At many Shinto shrines in Japan, visitors can leave a donation and receive a written fortune on a strip of paper. Often, the strips are encased in small clay statues or “selected” by drawing a piece of marked bamboo (or, more rarely, the fortune itself) from a box.
Near the place where the fortunes are, there’s usually a rack or display of paper strips, like this one (located at the base of the mountain at Fushimi Inari).

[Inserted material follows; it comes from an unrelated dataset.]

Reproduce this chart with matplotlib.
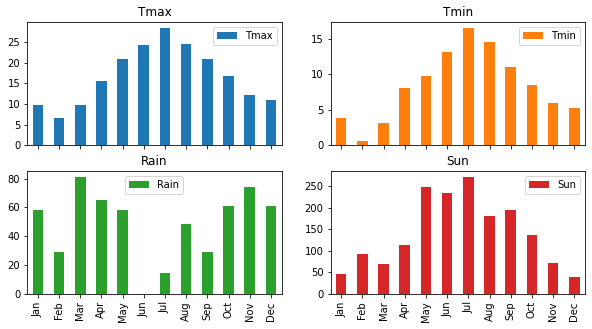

These strips are fortunes people drew but did not want to receive. By tradition and Shinto belief, if you leave your fortune at the shrine where you drew it, the deities will take that “luck” (or whatever the fortune originally foretold) away and it won’t be true for you any longer.
A lesson for all of us.
In life, we often receive “bad luck” we cannot prevent and cannot change. Sometimes, life puts us in unpleasant places. While we’re in them, there’s not much we can do, but when the moment–or season–or difficulty–passes, we have to make some important choices.

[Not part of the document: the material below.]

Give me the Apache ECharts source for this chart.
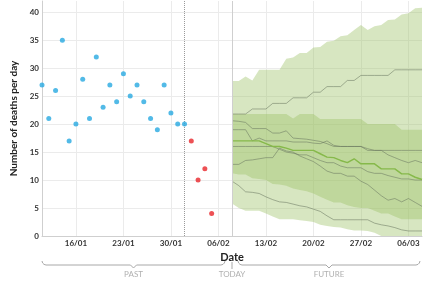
<!DOCTYPE html>
<html>
<head>
<meta charset="utf-8">
<script src="https://cdn.jsdelivr.net/npm/echarts@6/dist/echarts.min.js"></script>
<style>
  html, body { margin: 0; padding: 0; background: #fff; }
  #chartDom { width: 423px; height: 282px; }
</style>
</head>
<body>
<div id="chartDom"></div>
<script>
// days shown on the x axis
var dates = ['11/01','12/01','13/01','14/01','15/01','16/01','17/01','18/01','19/01','20/01',
  '21/01','22/01','23/01','24/01','25/01','26/01','27/01','28/01','29/01','30/01','31/01',
  '01/02','02/02','03/02','04/02','05/02','06/02','07/02','08/02','09/02','10/02','11/02',
  '12/02','13/02','14/02','15/02','16/02','17/02','18/02','19/02','20/02','21/02','22/02',
  '23/02','24/02','25/02','26/02','27/02','28/02','01/03','02/03','03/03','04/03','05/03',
  '06/03','07/03','08/03'];

var firstObserved = '11/01';
var firstRecent = '02/02';     // incomplete (red) data starts here
var cutoffDate = '01/02';      // dotted line
var todayDate = '08/02';       // projections start here

// reported deaths per day
var observed = [27, 21, 26, 35, 17, 20, 28, 21, 32, 23, 27, 24, 29, 25, 27, 24, 21, 19, 27, 22, 20, 20];
var recent = [17, 10, 12, 4];

// projection, 08/02 .. 08/03
var outerHigh = [27.7, 27.7, 28.5, 27.8, 29.7, 29.7, 29.7, 29.7, 31.7, 31.9, 32.7, 32.7, 33.7, 33.8, 34.7,
  34.9, 35.7, 35.9, 36.8, 37.7, 36.8, 37.5, 37.7, 38.6, 38.7, 39.6, 39.8, 40.7, 40.8];
var outerLow = [5.8, 5.0, 4.5, 4.5, 4.5, 4.0, 3.5, 3.0, 3.0, 3.0, 2.8, 2.7, 2.5, 2.0, 1.8,
  1.6, 1.5, 1.2, 1.0, 1.0, 0.9, 0.6, 0, 0, 0, 0, 0, 0, 0];
var innerHigh = [21.8, 21.8, 21.8, 21.8, 21.8, 21.8, 21.8, 21.8, 21.8, 21.0, 21.8, 21.8, 21.8, 20.9, 20.9,
  20.9, 20.9, 20.9, 20.9, 20.9, 20.0, 20.0, 20.0, 20.0, 20.0, 19.0, 19.0, 19.0, 19.0];
var innerLow = [11.2, 11.0, 11.0, 10.3, 10.2, 10.0, 9.3, 9.2, 9.0, 8.5, 8.2, 8.0, 7.6, 7.0, 6.5,
  6.0, 6.0, 5.5, 5.2, 5.0, 5.0, 4.5, 4.0, 4.0, 3.5, 3.0, 3.0, 3.0, 3.0];
var median = [17, 17, 17, 17, 17, 16.5, 16, 16, 15.7, 15.3, 15.3, 15.3, 15.3, 14.7, 14.1,
  14, 13.5, 13.1, 13.8, 12.9, 12.9, 12.9, 12, 12, 12, 11.1, 11.1, 10.5, 10.1];

// a few sample trajectories
var trajA = [21.8, 21.8, 21.8, 22.7, 22.7, 22.7, 23.7, 23.7, 23.7, 24.7, 24.7, 24.7, 25.7, 25.7, 26.7,
  26.7, 26.7, 27.8, 27.8, 28.7, 28.7, 28.7, 28.7, 28.7, 29.7, 29.7, 29.7, 29.7, 29.7];
var trajB = [20.6, 20.5, 20.3, 19.2, 19.2, 19.2, 18.4, 18.4, 18.8, 17.5, 17.4, 17.3, 17.1, 16.9, 16.5,
  16, 16, 16, 16, 16, 15.3, 15.3, 15.3, 15.3, 15.3, 15.3, 15.3, 15.3, 15.3];
var trajC = [19, 19, 19, 17, 17.5, 17, 17, 17, 17, 16.8, 16.8, 16.8, 16.6, 16.5, 17,
  16.2, 16, 16, 16, 16, 15.6, 15.3, 15.3, 14.5, 14, 13.5, 13.1, 13.5, 13.1];
var trajD = [16, 16, 16, 16, 16, 16, 16, 15.5, 15, 14.8, 14.5, 14.5, 14, 13.5, 13.1,
  13.1, 12.5, 12.2, 12.2, 12.2, 11.5, 11.2, 11.2, 10.8, 10.5, 10.2, 10.2, 10, 10];
var trajE = [12.8, 12.8, 13.5, 13.6, 13.8, 14, 14, 15.7, 15.2, 15, 14.3, 13.8, 13.3, 12.5, 11.6,
  11.2, 11.2, 10.7, 10.7, 9.8, 9.2, 8.2, 7.2, 6.4, 6.7, 6.1, 6.7, 6, 5.3];
var trajF = [9.8, 9, 7.9, 7.8, 7.6, 7, 6.5, 6.1, 6, 5.7, 5.4, 5.2, 4.8, 4.4, 3.6,
  2.9, 2.9, 2.9, 2.9, 2.9, 2.9, 2.3, 2, 1.8, 1.5, 1.1, 0.9, 0.9, 0.9];

var weekLabels = ['16/01', '23/01', '30/01', '06/02', '13/02', '20/02', '27/02', '06/03'];

// put a list on the date axis, starting at a given date
function onDates(vals, start) {
  var s = dates.indexOf(start), out = [];
  for (var i = 0; i < dates.length; i++) {
    out.push(i >= s && i - s < vals.length ? vals[i - s] : '-');
  }
  return out;
}
function diff(hi, lo) {
  return hi.map(function (v, i) { return +(v - lo[i]).toFixed(2); });
}
function isWeek(index) { return weekLabels.indexOf(dates[index]) >= 0; }

var font = 'Lato';
var bandColor = 'rgba(155,192,100,0.4)';
var trajStyle = { color: 'rgba(105,118,95,0.6)', width: 0.9 };

function traj(vals) {
  return {
    type: 'line', data: onDates(vals, todayDate), symbol: 'none', silent: true,
    lineStyle: trajStyle, z: 3
  };
}

var chart = echarts.init(document.getElementById('chartDom'));

var option = {
  animation: false,
  grid: { left: 42, right: 1, top: 1, bottom: 46 },
  xAxis: {
    type: 'category', data: dates, boundaryGap: false,
    axisLine: { lineStyle: { color: '#cfcfcf' } },
    axisTick: { show: false },
    axisLabel: {
      interval: function (i) { return isWeek(i); },
      color: '#333', fontSize: 8, fontWeight: 'bold', fontFamily: font, margin: 3
    },
    splitLine: {
      show: true, interval: function (i) { return isWeek(i); },
      lineStyle: { color: '#ebebeb' }
    },
    name: 'Date', nameLocation: 'middle', nameGap: 11,
    nameTextStyle: { fontSize: 11, fontWeight: 'bold', color: '#222', fontFamily: font }
  },
  yAxis: {
    type: 'value', min: 0, max: 42, interval: 5,
    axisLine: { show: true, lineStyle: { color: '#cfcfcf' } },
    axisTick: { show: false },
    axisLabel: {
      formatter: function (v) { return v % 5 === 0 ? v : ''; },
      color: '#333', fontSize: 8, fontWeight: 'bold', fontFamily: font, margin: 3
    },
    splitLine: { lineStyle: { color: '#ebebeb' }, showMaxLine: false },
    name: 'Number of deaths per day', nameLocation: 'middle', nameGap: 22,
    nameTextStyle: { fontSize: 10, fontWeight: 'bold', color: '#222', fontFamily: font }
  },
  series: [
    { type: 'line', stack: 'outer', data: onDates(outerLow, todayDate), symbol: 'none',
      lineStyle: { width: 0 }, silent: true },
    { type: 'line', stack: 'outer', data: onDates(diff(outerHigh, outerLow), todayDate), symbol: 'none',
      lineStyle: { width: 0 }, areaStyle: { color: bandColor, opacity: 1 }, silent: true },
    { type: 'line', stack: 'inner', data: onDates(innerLow, todayDate), symbol: 'none',
      lineStyle: { width: 0 }, silent: true },
    { type: 'line', stack: 'inner', data: onDates(diff(innerHigh, innerLow), todayDate), symbol: 'none',
      lineStyle: { width: 0 }, areaStyle: { color: bandColor, opacity: 1 }, silent: true },
    traj(trajA), traj(trajB), traj(trajC), traj(trajD), traj(trajE), traj(trajF),
    { type: 'line', data: onDates(median, todayDate), symbol: 'none', silent: true, z: 4,
      lineStyle: { color: '#86b94a', width: 1.4 } },
    {
      type: 'scatter', data: onDates(observed, firstObserved), symbolSize: 5, z: 5,
      itemStyle: { color: '#27a9e1' },
      markLine: {
        silent: true, symbol: ['none', 'none'], label: { show: false },
        data: [
          { xAxis: cutoffDate, lineStyle: { type: 'dotted', color: '#9a9a9a', width: 1 } },
          { xAxis: todayDate, lineStyle: { type: 'solid', color: '#cfcfcf', width: 1 } }
        ]
      }
    },
    { type: 'scatter', data: onDates(recent, firstRecent), symbolSize: 5, z: 5,
      itemStyle: { color: '#e8262a' } }
  ]
};
chart.setOption(option);

// PAST / TODAY / FUTURE braces under the axis
function px(d) { return chart.convertToPixel({ xAxisIndex: 0 }, d); }
function brace(x1, x2, y) {
  var m = (x1 + x2) / 2;
  return {
    type: 'polyline', silent: true,
    shape: { points: [[x1, y - 4], [x1 + 0.6, y - 2], [x1 + 2, y - 0.6], [x1 + 4, y], [m - 3, y], [m, y + 3],
      [m + 3, y], [x2 - 4, y], [x2 - 2, y - 0.6], [x2 - 0.6, y - 2], [x2, y - 4]] },
    style: { stroke: '#a8a8a8', lineWidth: 1, fill: null }
  };
}
function tag(text, x, y) {
  return {
    type: 'text', silent: true, x: x, y: y,
    style: { text: text, fill: '#b0b0b0', fontSize: 8, fontFamily: font, align: 'center', verticalAlign: 'middle' }
  };
}
var xStart = px(dates[0]), xToday = px(todayDate), xEnd = px(dates[dates.length - 1]);
var braceY = 265, tagY = 274;
chart.setOption({
  graphic: [
    brace(xStart, xToday - 7, braceY),
    brace(xToday + 6, xEnd - 2, braceY),
    { type: 'line', silent: true, shape: { x1: xToday, y1: braceY - 3, x2: xToday, y2: braceY + 4 },
      style: { stroke: '#a8a8a8', lineWidth: 1 } },
    tag('PAST', (xStart + xToday - 7) / 2, tagY),
    tag('TODAY', xToday, tagY),
    tag('FUTURE', (xToday + 6 + xEnd - 2) / 2, tagY)
  ]
});
</script>
</body>
</html>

Among them: do we take our sorrows along as traveling companions, or do we make the (often difficult) choice to leave the unlucky past behind?

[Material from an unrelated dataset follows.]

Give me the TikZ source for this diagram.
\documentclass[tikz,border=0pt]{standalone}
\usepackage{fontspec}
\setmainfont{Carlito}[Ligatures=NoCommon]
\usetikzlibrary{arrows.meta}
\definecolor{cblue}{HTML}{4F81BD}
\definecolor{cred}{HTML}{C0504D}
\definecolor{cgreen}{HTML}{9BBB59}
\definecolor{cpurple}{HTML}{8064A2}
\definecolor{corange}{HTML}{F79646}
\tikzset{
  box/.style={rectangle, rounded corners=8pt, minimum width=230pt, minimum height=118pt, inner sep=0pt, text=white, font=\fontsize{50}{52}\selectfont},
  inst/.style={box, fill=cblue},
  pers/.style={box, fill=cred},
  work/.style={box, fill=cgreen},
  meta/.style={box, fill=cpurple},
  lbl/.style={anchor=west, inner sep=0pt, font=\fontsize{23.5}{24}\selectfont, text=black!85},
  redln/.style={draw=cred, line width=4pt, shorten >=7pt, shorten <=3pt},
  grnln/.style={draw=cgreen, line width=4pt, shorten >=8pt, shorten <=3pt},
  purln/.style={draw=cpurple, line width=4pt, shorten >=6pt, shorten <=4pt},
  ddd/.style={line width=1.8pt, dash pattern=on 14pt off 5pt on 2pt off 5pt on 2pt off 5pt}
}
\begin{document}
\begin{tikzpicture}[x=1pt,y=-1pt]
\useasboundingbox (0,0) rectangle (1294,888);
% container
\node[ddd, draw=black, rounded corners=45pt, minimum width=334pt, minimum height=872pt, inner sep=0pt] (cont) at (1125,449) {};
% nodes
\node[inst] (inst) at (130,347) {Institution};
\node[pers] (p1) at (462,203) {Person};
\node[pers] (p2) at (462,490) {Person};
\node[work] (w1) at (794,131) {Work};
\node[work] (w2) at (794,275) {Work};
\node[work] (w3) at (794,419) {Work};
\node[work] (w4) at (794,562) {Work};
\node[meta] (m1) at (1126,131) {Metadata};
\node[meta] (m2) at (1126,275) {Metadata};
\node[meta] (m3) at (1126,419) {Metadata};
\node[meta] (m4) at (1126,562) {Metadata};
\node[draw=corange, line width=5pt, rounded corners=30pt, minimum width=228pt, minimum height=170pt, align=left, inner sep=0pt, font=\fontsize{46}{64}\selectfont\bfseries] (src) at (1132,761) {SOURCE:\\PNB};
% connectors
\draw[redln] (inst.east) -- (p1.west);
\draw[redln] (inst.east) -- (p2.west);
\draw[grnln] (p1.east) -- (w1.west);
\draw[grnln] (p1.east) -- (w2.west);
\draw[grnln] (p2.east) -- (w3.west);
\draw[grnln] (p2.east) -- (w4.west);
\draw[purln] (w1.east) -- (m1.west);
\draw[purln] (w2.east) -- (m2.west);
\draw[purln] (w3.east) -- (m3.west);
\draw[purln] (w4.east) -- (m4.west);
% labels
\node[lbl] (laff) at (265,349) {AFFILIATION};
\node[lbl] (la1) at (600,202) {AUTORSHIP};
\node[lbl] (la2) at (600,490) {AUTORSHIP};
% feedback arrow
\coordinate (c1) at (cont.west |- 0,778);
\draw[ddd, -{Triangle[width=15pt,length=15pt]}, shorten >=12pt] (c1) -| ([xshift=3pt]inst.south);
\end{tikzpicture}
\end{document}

I’ve always known I wanted to be a writer, but the journey to publication wasn’t easy. It took me ten (long) years and five completed manuscripts before I found my agent and obtained my first book contract. Many times, along the way, I had to deal with failure and rejection. I wondered if my luck would ever change.
I’d like to say that “each rejection made me stronger” but that wasn’t always true. There were times when all that kept me going was the choice that I refused to fail. Each rejection, and each manuscript I trunked, represented a fork in the road where I had to choose to leave the “bad luck” event behind and move on toward the goal.
Had I carried the weight of all those rejections and all of the hours of unpublished work along with me on the journey, I might never have arrived. Emotional burdens pinch a person’s soul. It isn’t easy to leave them behind (and some we may always carry, at least in part) but we have to try.
The next time life seems difficult, and the past rises up behind you like a tidal wave, remember the Japanese tradition of “leaving behind” unwelcome fate. At a Shinto shrine, the choice is as simple as tying the paper fortune on a line. The papers flutter like little birds, carrying the messages away from the people who left them.
The message: you may not be able to choose what happened to you here today, but you can choose whether or not you carry it with you when you leave.
Wherever you are in life, or in the pursuit of your dreams, I hope you’ll choose to carry the good parts with you and tie the bad ones to a tree and walk away. I know I’m trying to.